— begin —

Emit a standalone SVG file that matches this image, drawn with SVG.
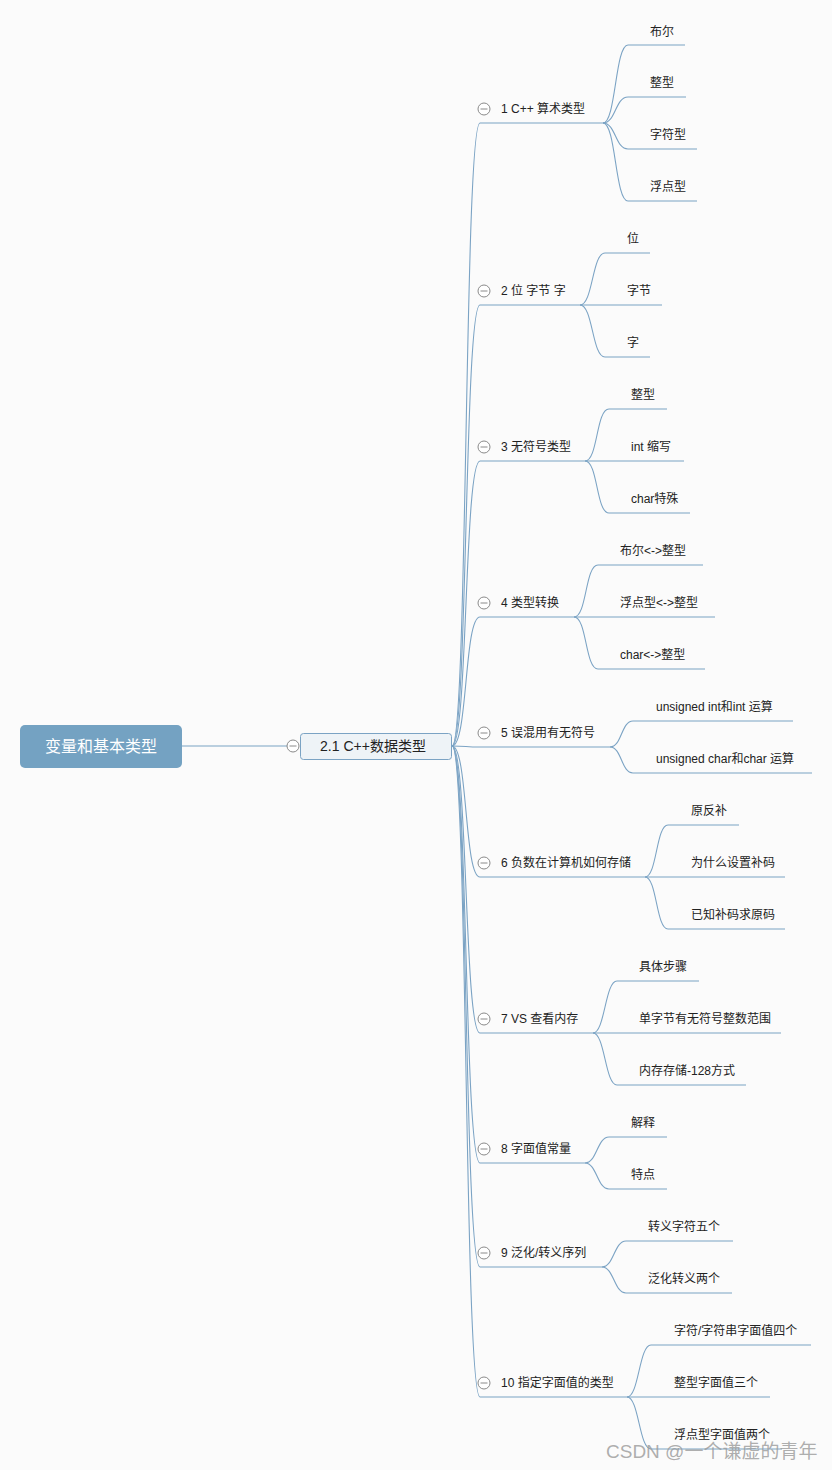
<svg xmlns="http://www.w3.org/2000/svg" width="832" height="1470" viewBox="0 0 832 1470">
<style>
text{font-family:"Liberation Sans","Noto Sans CJK SC",sans-serif;fill:#222}
.t1{font-size:12px}
.t2{font-size:12px}
.ln{fill:none;stroke:#7ba3c4;stroke-width:1.1}
.col{fill:#fff;stroke:#8a8a8a;stroke-width:1}
.colm{stroke:#8a8a8a;stroke-width:1}
</style>
<defs>
<g id="collapse"><circle class="col" r="6"/><line class="colm" x1="-3.5" y1="0" x2="3.5" y2="0"/></g>
</defs>
<rect width="832" height="1470" fill="#fbfbfb"/>
<g id="connectors">
<path class="ln" d="M182,746 H288"/>
<path class="ln" d="M452,746 C468,746 464,123 480,123 H603"/>
<path class="ln" d="M452,746 C468,746 464,305 480,305 H580"/>
<path class="ln" d="M452,746 C468,746 464,461 480,461 H585"/>
<path class="ln" d="M452,746 C468,746 464,617 480,617 H574"/>
<path class="ln" d="M452,746 C468,746 464,747 480,747 H610"/>
<path class="ln" d="M452,746 C468,746 464,877 480,877 H645"/>
<path class="ln" d="M452,746 C468,746 464,1033 480,1033 H593"/>
<path class="ln" d="M452,746 C468,746 464,1163 480,1163 H585"/>
<path class="ln" d="M452,746 C468,746 464,1267 480,1267 H602"/>
<path class="ln" d="M452,746 C468,746 464,1397 480,1397 H627"/>
<path class="ln" d="M603,123 C616,123 615,45 628,45 H685"/>
<path class="ln" d="M603,123 C616,123 615,97 628,97 H686"/>
<path class="ln" d="M603,123 C616,123 615,149 628,149 H697"/>
<path class="ln" d="M603,123 C616,123 615,201 628,201 H697"/>
<path class="ln" d="M580,305 C593,305 592,253 605,253 H650"/>
<path class="ln" d="M580,305 C593,305 592,305 605,305 H662"/>
<path class="ln" d="M580,305 C593,305 592,357 605,357 H650"/>
<path class="ln" d="M585,461 C598,461 596,409 609,409 H667"/>
<path class="ln" d="M585,461 C598,461 596,461 609,461 H684"/>
<path class="ln" d="M585,461 C598,461 596,513 609,513 H690"/>
<path class="ln" d="M574,617 C587,617 585,565 598,565 H703"/>
<path class="ln" d="M574,617 C587,617 585,617 598,617 H715"/>
<path class="ln" d="M574,617 C587,617 585,669 598,669 H705"/>
<path class="ln" d="M610,747 C622,747 621,721 633,721 H793"/>
<path class="ln" d="M610,747 C622,747 621,773 633,773 H812"/>
<path class="ln" d="M645,877 C657,877 656,825 668,825 H739"/>
<path class="ln" d="M645,877 C657,877 656,877 668,877 H785"/>
<path class="ln" d="M645,877 C657,877 656,929 668,929 H785"/>
<path class="ln" d="M593,1033 C605,1033 605,981 617,981 H699"/>
<path class="ln" d="M593,1033 C605,1033 605,1033 617,1033 H781"/>
<path class="ln" d="M593,1033 C605,1033 605,1085 617,1085 H746"/>
<path class="ln" d="M585,1163 C597,1163 597,1137 609,1137 H667"/>
<path class="ln" d="M585,1163 C597,1163 597,1189 609,1189 H667"/>
<path class="ln" d="M602,1267 C614,1267 614,1241 626,1241 H733"/>
<path class="ln" d="M602,1267 C614,1267 614,1293 626,1293 H732"/>
<path class="ln" d="M627,1397 C639,1397 639,1345 651,1345 H811"/>
<path class="ln" d="M627,1397 C639,1397 639,1397 651,1397 H770"/>
<path class="ln" d="M627,1397 C639,1397 639,1449 651,1449 H782"/>
</g>
<g id="root">
<rect x="20" y="725" width="162" height="43" rx="5" fill="#74a2c2"/>
<text x="101" y="752" text-anchor="middle" style="font-size:16px;fill:#fff">变量和基本类型</text>
</g>
<g id="n21">
<use href="#collapse" x="293" y="746"/>
<rect x="300.5" y="733.5" width="151" height="26" rx="3" fill="#eef3f7" stroke="#7ba3c4"/>
<text x="373" y="751" text-anchor="middle" style="font-size:14px">2.1 C++数据类型</text>
</g>
<g id="n1"><use href="#collapse" x="484" y="109"/><text class="t1" x="501" y="113">1 C++ 算术类型</text></g>
<g id="n1a"><text class="t2" x="650" y="36">布尔</text></g>
<g id="n1b"><text class="t2" x="650" y="87">整型</text></g>
<g id="n1c"><text class="t2" x="650" y="139">字符型</text></g>
<g id="n1d"><text class="t2" x="650" y="191">浮点型</text></g>
<g id="n2"><use href="#collapse" x="484" y="291"/><text class="t1" x="501" y="295">2 位 字节 字</text></g>
<g id="n2a"><text class="t2" x="627" y="243">位</text></g>
<g id="n2b"><text class="t2" x="627" y="295">字节</text></g>
<g id="n2c"><text class="t2" x="627" y="347">字</text></g>
<g id="n3"><use href="#collapse" x="484" y="447"/><text class="t1" x="501" y="451">3 无符号类型</text></g>
<g id="n3a"><text class="t2" x="631" y="399">整型</text></g>
<g id="n3b"><text class="t2" x="631" y="451">int 缩写</text></g>
<g id="n3c"><text class="t2" x="631" y="503">char特殊</text></g>
<g id="n4"><use href="#collapse" x="484" y="603"/><text class="t1" x="501" y="607">4 类型转换</text></g>
<g id="n4a"><text class="t2" x="620" y="555">布尔&lt;-&gt;整型</text></g>
<g id="n4b"><text class="t2" x="620" y="607">浮点型&lt;-&gt;整型</text></g>
<g id="n4c"><text class="t2" x="620" y="659">char&lt;-&gt;整型</text></g>
<g id="n5"><use href="#collapse" x="484" y="733"/><text class="t1" x="501" y="737">5 误混用有无符号</text></g>
<g id="n5a"><text class="t2" x="656" y="711">unsigned int和int 运算</text></g>
<g id="n5b"><text class="t2" x="656" y="763">unsigned char和char 运算</text></g>
<g id="n6"><use href="#collapse" x="484" y="863"/><text class="t1" x="501" y="867">6 负数在计算机如何存储</text></g>
<g id="n6a"><text class="t2" x="691" y="815">原反补</text></g>
<g id="n6b"><text class="t2" x="691" y="867">为什么设置补码</text></g>
<g id="n6c"><text class="t2" x="691" y="919">已知补码求原码</text></g>
<g id="n7"><use href="#collapse" x="484" y="1019"/><text class="t1" x="501" y="1023">7 VS 查看内存</text></g>
<g id="n7a"><text class="t2" x="639" y="971">具体步骤</text></g>
<g id="n7b"><text class="t2" x="639" y="1023">单字节有无符号整数范围</text></g>
<g id="n7c"><text class="t2" x="639" y="1075">内存存储-128方式</text></g>
<g id="n8"><use href="#collapse" x="484" y="1149"/><text class="t1" x="501" y="1153">8 字面值常量</text></g>
<g id="n8a"><text class="t2" x="631" y="1127">解释</text></g>
<g id="n8b"><text class="t2" x="631" y="1179">特点</text></g>
<g id="n9"><use href="#collapse" x="484" y="1253"/><text class="t1" x="501" y="1257">9 泛化/转义序列</text></g>
<g id="n9a"><text class="t2" x="648" y="1231">转义字符五个</text></g>
<g id="n9b"><text class="t2" x="648" y="1283">泛化转义两个</text></g>
<g id="n10"><use href="#collapse" x="484" y="1383"/><text class="t1" x="501" y="1387">10 指定字面值的类型</text></g>
<g id="n10a"><text class="t2" x="674" y="1335">字符/字符串字面值四个</text></g>
<g id="n10b"><text class="t2" x="674" y="1387">整型字面值三个</text></g>
<g id="n10c"><text class="t2" x="674" y="1439">浮点型字面值两个</text></g>
<text x="606" y="1458" style="font-size:19px;fill:#999;fill-opacity:0.8">CSDN @一个谦虚的青年</text>
</svg>
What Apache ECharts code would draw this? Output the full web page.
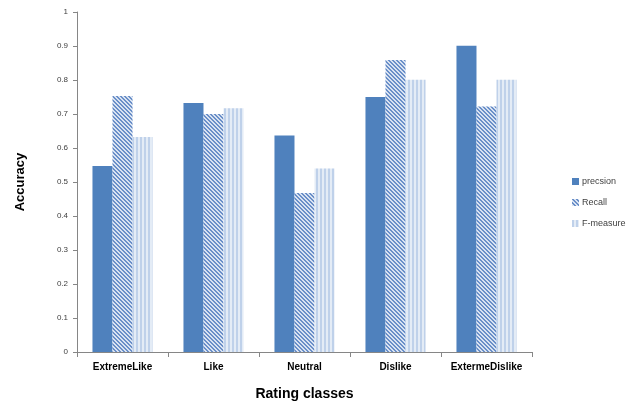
<!DOCTYPE html>
<html>
<head>
<meta charset="utf-8">
<script src="https://cdn.jsdelivr.net/npm/echarts@6/dist/echarts.min.js"></script>
<style>
  html, body { margin: 0; padding: 0; background: #fff; }
  #chart { width: 640px; height: 403px; }
</style>
</head>
<body>
<div id="chart"></div>
<script>
// Rating classes and per-class scores
const categories = ['ExtremeLike', 'Like', 'Neutral', 'Dislike', 'ExtermeDislike'];
const precisionValues = [0.547, 0.732, 0.637, 0.750, 0.901];
const recallValues = [0.753, 0.700, 0.468, 0.859, 0.722];
const fMeasureValues = [0.632, 0.717, 0.540, 0.801, 0.801];
const yTicks = [0, 0.1, 0.2, 0.3, 0.4, 0.5, 0.6, 0.7, 0.8, 0.9, 1];

// Small tiled patterns for the hatched bars
function makePattern(size, painter) {
  const c = document.createElement('canvas');
  c.width = size; c.height = size;
  const ctx = c.getContext('2d');
  painter(ctx, size);
  return { image: c, repeat: 'repeat' };
}
const diagonalHatch = makePattern(4, (ctx, s) => {
  ctx.fillStyle = '#D9E3F2';
  ctx.fillRect(0, 0, s, s);
  ctx.fillStyle = '#6A8FC8';
  for (let y = 0; y < s; y++) {
    for (let x = 0; x < s; x++) {
      const d = ((x - y) % s + s) % s;
      if (d === 0 || d === 1) ctx.fillRect(x, y, 1, 1);
    }
  }
});
const verticalStripes = makePattern(4, (ctx, s) => {
  ctx.fillStyle = '#E4ECF6';
  ctx.fillRect(0, 0, s, s);
  ctx.fillStyle = '#BFD1EA';
  ctx.fillRect(0, 0, 2, s);
});

const chart = echarts.init(document.getElementById('chart'), null, { renderer: 'canvas' });
const font = 'Liberation Sans, Arial, sans-serif';

chart.setOption({
  animation: false,
  backgroundColor: '#ffffff',
  grid: { left: 77, right: 108, top: 12, bottom: 51, containLabel: false, outerBoundsMode: 'none' },
  legend: {
    orient: 'vertical',
    left: 567,
    top: 172,
    itemWidth: 7,
    itemHeight: 7,
    itemGap: 12,
    icon: 'rect',
    textStyle: { fontSize: 9, color: '#404040', fontFamily: font, padding: [0, 0, 0, -2] },
    data: ['precsion', 'Recall', 'F-measure']
  },
  xAxis: {
    type: 'category',
    data: categories,
    name: 'Rating classes',
    nameLocation: 'middle',
    nameGap: 35,
    nameTextStyle: { fontSize: 14, fontWeight: 'bold', color: '#000', fontFamily: font },
    axisLine: { lineStyle: { color: '#868686' } },
    axisTick: { show: true, interval: 0, length: 5, lineStyle: { color: '#868686' } },
    axisLabel: { interval: 0, fontSize: 10, fontWeight: 'bold', color: '#000', margin: 10, fontFamily: font }
  },
  yAxis: {
    type: 'value',
    min: 0,
    max: 1,
    interval: 0.1,
    name: 'Accuracy',
    nameLocation: 'middle',
    nameGap: 50,
    nameRotate: 90,
    nameTextStyle: { fontSize: 13, fontWeight: 'bold', color: '#000', fontFamily: font },
    axisLine: { show: true, lineStyle: { color: '#868686' } },
    axisTick: { show: true, length: 4, lineStyle: { color: '#868686' } },
    splitLine: { show: false },
    axisLabel: {
      fontSize: 8, margin: 9, color: '#404040', fontFamily: font,
      formatter: v => {
        const hit = yTicks.find(t => Math.abs(t - v) < 1e-9);
        return hit === undefined ? '' : String(hit);
      }
    }
  },
  series: [
    {
      name: 'precsion', type: 'bar', data: precisionValues,
      barGap: '0%', barCategoryGap: '34%',
      itemStyle: { color: '#4F81BD' }
    },
    {
      name: 'Recall', type: 'bar', data: recallValues,
      barGap: '0%', barCategoryGap: '34%',
      itemStyle: { color: diagonalHatch }
    },
    {
      name: 'F-measure', type: 'bar', data: fMeasureValues,
      barGap: '0%', barCategoryGap: '34%',
      itemStyle: { color: verticalStripes }
    }
  ]
});
</script>
</body>
</html>
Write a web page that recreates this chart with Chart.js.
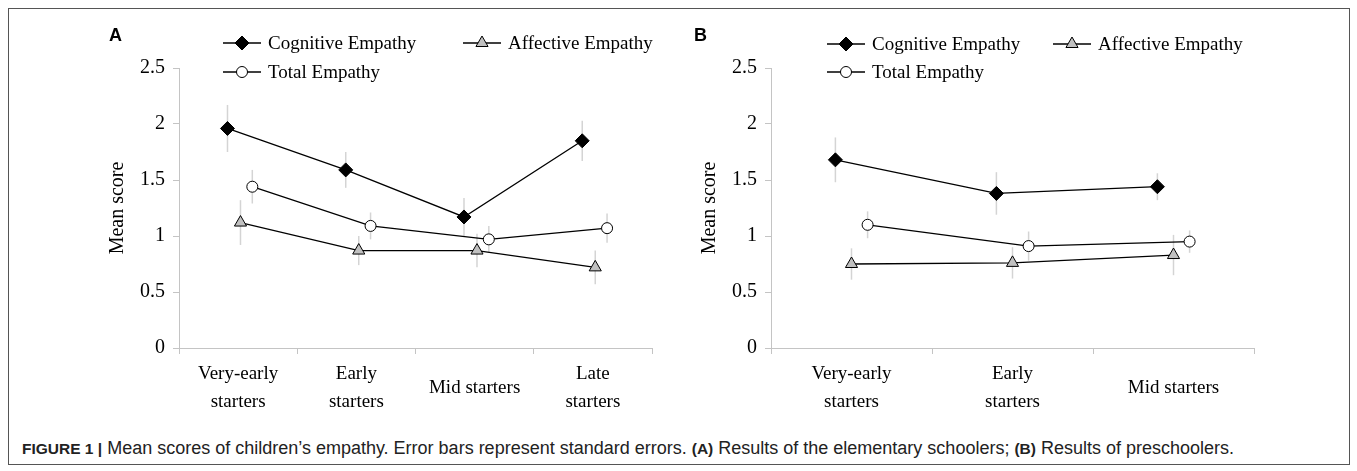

— end —

**WORK TO BE COMPLETED**
Tell how many lines in the records above contain "this", giving the number and no other words.

**RESULT BELOW**
3